— BEGIN Data rows —

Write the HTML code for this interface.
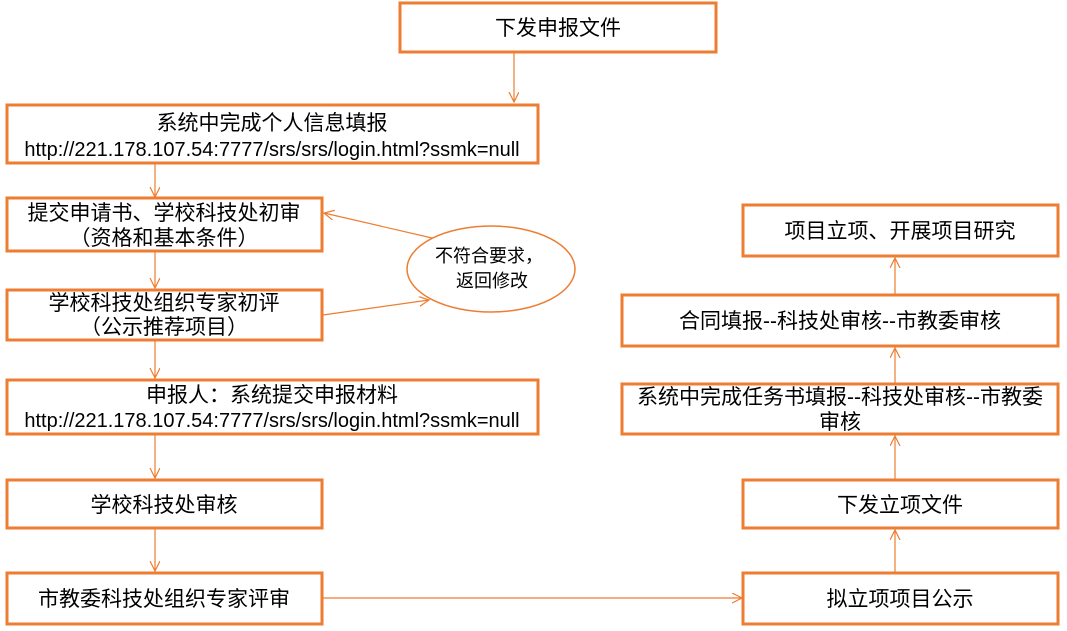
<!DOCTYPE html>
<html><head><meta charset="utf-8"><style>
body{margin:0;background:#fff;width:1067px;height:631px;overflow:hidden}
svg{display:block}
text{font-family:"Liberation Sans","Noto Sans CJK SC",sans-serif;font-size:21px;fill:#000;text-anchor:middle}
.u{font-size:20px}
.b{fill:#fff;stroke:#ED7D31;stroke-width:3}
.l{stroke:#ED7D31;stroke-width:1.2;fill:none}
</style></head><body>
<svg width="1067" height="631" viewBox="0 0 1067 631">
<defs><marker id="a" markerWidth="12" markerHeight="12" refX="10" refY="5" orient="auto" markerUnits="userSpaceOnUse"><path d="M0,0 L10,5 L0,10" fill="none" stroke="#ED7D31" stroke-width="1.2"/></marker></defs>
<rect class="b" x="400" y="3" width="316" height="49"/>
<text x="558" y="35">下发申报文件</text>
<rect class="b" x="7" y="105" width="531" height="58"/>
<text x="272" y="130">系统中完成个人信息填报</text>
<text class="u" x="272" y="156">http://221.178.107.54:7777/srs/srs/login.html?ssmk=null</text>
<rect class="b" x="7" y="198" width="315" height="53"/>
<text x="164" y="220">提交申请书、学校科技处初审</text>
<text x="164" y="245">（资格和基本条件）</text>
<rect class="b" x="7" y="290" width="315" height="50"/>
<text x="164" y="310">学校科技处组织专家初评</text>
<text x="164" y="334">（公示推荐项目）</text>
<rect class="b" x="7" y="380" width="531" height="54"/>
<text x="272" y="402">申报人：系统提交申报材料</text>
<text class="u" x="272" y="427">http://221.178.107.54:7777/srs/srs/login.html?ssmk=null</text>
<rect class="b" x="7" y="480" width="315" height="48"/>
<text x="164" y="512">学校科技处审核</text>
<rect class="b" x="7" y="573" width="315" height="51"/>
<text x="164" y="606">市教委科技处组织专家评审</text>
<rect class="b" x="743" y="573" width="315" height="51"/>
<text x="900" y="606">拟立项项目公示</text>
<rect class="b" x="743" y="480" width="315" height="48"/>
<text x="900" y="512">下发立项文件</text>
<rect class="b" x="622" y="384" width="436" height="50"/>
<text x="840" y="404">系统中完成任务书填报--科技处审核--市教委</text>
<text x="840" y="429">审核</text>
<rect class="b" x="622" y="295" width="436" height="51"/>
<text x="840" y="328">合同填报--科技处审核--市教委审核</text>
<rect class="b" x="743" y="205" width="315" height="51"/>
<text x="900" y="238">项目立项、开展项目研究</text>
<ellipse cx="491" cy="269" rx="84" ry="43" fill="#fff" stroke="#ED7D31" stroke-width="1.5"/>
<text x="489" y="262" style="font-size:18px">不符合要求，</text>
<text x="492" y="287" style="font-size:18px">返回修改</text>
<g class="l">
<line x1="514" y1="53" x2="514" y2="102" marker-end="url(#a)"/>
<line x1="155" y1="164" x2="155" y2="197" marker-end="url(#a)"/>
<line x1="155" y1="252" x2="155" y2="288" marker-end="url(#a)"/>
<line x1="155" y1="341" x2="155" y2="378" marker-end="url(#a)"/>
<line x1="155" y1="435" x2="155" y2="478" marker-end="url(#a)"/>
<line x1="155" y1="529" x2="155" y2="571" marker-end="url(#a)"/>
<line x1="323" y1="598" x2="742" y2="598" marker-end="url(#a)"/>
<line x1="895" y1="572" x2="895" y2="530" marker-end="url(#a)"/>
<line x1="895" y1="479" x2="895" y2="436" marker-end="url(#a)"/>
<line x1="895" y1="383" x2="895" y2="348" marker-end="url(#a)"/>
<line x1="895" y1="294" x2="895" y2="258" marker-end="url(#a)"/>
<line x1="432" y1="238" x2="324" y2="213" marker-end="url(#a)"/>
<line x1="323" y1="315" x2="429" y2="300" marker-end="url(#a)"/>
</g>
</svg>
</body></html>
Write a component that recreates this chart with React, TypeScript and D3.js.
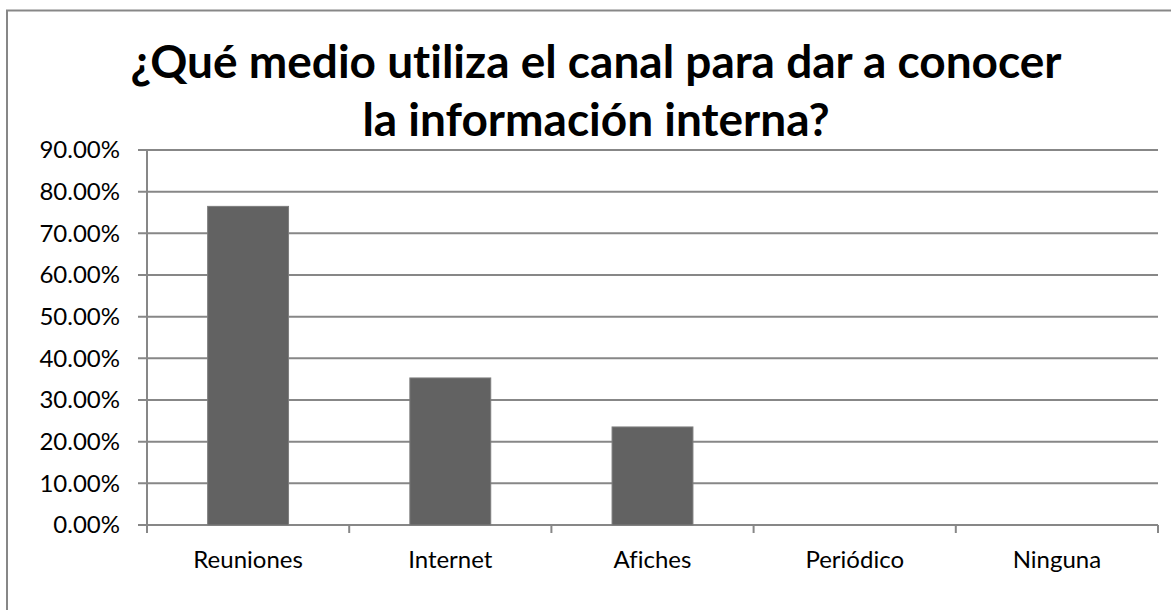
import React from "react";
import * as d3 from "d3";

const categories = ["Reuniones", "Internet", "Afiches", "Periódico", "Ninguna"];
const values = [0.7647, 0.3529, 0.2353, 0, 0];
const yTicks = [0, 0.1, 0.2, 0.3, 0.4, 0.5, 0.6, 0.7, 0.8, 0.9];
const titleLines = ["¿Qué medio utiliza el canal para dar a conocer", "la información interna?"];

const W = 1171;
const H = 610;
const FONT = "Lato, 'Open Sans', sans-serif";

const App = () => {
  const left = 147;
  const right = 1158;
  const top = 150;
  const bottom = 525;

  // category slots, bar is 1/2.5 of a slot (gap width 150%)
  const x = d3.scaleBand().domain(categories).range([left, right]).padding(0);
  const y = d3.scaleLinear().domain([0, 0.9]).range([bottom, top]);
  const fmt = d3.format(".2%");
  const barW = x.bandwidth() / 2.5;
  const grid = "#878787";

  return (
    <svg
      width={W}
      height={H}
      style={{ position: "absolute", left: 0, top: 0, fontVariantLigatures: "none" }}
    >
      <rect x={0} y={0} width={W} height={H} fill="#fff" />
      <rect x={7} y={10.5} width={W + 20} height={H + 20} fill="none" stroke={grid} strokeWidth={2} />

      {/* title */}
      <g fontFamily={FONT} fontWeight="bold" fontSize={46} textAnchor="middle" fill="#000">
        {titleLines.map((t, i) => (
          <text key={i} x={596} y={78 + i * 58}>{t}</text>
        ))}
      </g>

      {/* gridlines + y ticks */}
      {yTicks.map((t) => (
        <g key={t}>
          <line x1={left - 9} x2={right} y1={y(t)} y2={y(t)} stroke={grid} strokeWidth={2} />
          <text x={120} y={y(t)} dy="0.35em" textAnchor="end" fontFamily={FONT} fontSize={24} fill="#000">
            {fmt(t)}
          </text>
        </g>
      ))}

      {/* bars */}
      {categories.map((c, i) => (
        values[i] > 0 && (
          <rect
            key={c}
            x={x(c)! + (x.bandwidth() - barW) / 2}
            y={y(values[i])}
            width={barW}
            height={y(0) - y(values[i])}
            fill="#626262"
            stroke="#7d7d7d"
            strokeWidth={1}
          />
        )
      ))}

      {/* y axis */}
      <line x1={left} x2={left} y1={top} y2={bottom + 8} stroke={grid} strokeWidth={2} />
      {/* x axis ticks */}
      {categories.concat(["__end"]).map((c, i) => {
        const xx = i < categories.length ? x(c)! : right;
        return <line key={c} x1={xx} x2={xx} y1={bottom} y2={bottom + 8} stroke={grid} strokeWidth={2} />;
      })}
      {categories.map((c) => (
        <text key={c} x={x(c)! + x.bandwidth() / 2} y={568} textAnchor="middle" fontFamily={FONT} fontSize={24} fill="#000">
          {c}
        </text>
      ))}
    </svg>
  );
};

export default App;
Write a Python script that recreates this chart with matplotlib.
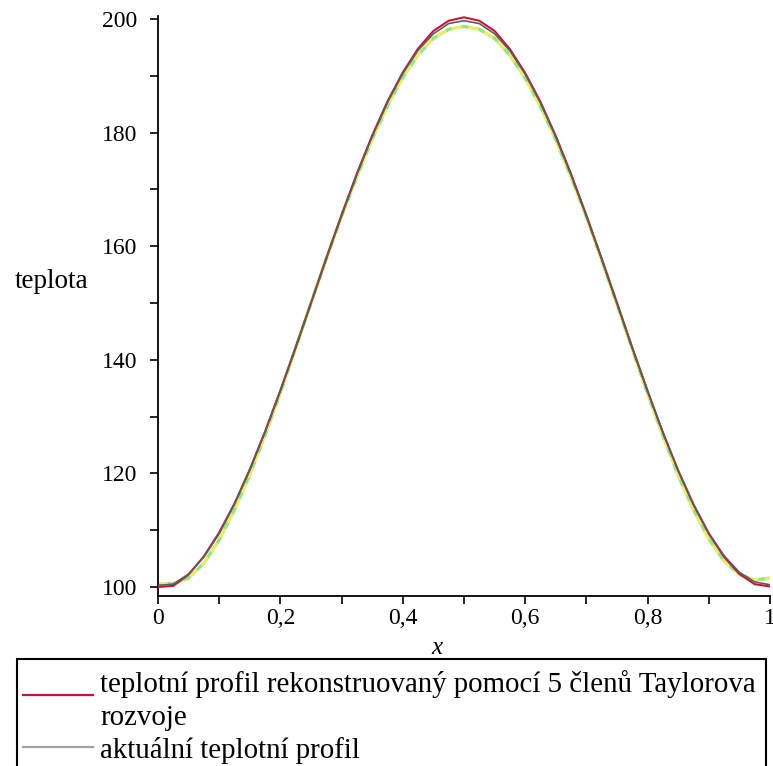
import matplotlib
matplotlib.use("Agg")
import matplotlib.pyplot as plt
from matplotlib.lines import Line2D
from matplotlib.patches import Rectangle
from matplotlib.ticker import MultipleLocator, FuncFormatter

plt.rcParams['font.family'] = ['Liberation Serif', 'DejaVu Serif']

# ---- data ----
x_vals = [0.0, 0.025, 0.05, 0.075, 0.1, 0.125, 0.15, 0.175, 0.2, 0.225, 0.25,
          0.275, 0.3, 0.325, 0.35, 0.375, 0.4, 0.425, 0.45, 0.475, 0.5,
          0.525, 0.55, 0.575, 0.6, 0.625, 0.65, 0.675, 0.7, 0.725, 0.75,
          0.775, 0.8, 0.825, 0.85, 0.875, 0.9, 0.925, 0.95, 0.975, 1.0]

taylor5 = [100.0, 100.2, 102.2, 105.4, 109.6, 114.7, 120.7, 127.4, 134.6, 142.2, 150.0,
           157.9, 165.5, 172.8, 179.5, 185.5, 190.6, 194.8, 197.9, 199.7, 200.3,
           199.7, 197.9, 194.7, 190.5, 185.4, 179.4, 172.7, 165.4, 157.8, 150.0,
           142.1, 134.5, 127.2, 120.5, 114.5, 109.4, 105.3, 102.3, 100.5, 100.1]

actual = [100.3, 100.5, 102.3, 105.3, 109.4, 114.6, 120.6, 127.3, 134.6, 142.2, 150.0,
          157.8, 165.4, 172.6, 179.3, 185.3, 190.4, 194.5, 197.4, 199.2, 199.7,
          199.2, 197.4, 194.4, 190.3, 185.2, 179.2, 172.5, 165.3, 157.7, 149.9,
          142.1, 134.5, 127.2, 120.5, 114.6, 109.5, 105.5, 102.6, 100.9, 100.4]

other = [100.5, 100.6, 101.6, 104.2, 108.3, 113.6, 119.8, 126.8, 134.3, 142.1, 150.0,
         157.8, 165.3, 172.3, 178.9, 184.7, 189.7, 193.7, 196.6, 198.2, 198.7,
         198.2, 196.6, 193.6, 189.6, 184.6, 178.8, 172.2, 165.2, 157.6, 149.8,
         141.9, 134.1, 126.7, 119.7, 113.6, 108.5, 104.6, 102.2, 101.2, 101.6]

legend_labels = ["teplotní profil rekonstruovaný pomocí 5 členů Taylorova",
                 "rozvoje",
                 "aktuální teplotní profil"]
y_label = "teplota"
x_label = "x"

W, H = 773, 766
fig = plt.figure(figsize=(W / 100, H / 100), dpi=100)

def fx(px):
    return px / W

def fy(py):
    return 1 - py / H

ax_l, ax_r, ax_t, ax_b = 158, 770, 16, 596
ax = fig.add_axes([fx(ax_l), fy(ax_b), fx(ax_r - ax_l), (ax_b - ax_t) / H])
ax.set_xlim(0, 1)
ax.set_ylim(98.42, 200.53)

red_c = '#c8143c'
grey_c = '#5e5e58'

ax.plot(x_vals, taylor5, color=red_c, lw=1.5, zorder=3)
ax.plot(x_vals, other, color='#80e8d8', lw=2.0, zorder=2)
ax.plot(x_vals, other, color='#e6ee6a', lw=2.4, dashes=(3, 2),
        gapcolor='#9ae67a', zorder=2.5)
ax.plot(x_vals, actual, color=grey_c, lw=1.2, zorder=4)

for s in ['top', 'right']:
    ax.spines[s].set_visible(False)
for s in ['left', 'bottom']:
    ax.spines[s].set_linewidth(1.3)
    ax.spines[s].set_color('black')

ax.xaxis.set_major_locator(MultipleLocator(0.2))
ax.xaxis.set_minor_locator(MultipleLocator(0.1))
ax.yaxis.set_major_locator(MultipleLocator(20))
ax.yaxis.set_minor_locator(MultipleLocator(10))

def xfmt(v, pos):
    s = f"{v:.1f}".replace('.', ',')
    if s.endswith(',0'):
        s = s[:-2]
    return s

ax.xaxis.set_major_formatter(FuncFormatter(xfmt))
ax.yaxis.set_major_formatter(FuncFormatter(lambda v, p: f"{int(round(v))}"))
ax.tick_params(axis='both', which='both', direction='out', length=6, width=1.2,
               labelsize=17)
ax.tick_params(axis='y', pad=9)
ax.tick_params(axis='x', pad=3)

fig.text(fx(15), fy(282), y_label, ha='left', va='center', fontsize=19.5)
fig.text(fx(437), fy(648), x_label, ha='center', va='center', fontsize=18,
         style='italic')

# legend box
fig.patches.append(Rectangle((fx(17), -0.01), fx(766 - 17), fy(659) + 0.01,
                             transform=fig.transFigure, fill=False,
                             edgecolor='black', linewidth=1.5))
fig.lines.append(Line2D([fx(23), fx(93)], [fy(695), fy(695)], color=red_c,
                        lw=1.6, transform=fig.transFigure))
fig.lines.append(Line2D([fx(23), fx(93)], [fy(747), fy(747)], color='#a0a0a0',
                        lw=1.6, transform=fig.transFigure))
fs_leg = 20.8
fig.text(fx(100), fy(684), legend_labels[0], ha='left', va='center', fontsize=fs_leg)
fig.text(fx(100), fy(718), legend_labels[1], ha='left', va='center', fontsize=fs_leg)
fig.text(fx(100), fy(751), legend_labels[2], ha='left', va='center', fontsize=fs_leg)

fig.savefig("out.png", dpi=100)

— END Data rows —

**Task requirements**
Print everything from the line with "Write a component" down to the line with "const bottom = 525;", both included, exactly as written and without the pictures.

**Full response**
Write a component that recreates this chart with React, TypeScript and D3.js.
import React from "react";
import * as d3 from "d3";

const categories = ["Reuniones", "Internet", "Afiches", "Periódico", "Ninguna"];
const values = [0.7647, 0.3529, 0.2353, 0, 0];
const yTicks = [0, 0.1, 0.2, 0.3, 0.4, 0.5, 0.6, 0.7, 0.8, 0.9];
const titleLines = ["¿Qué medio utiliza el canal para dar a conocer", "la información interna?"];

const W = 1171;
const H = 610;
const FONT = "Lato, 'Open Sans', sans-serif";

const App = () => {
  const left = 147;
  const right = 1158;
  const top = 150;
  const bottom = 525;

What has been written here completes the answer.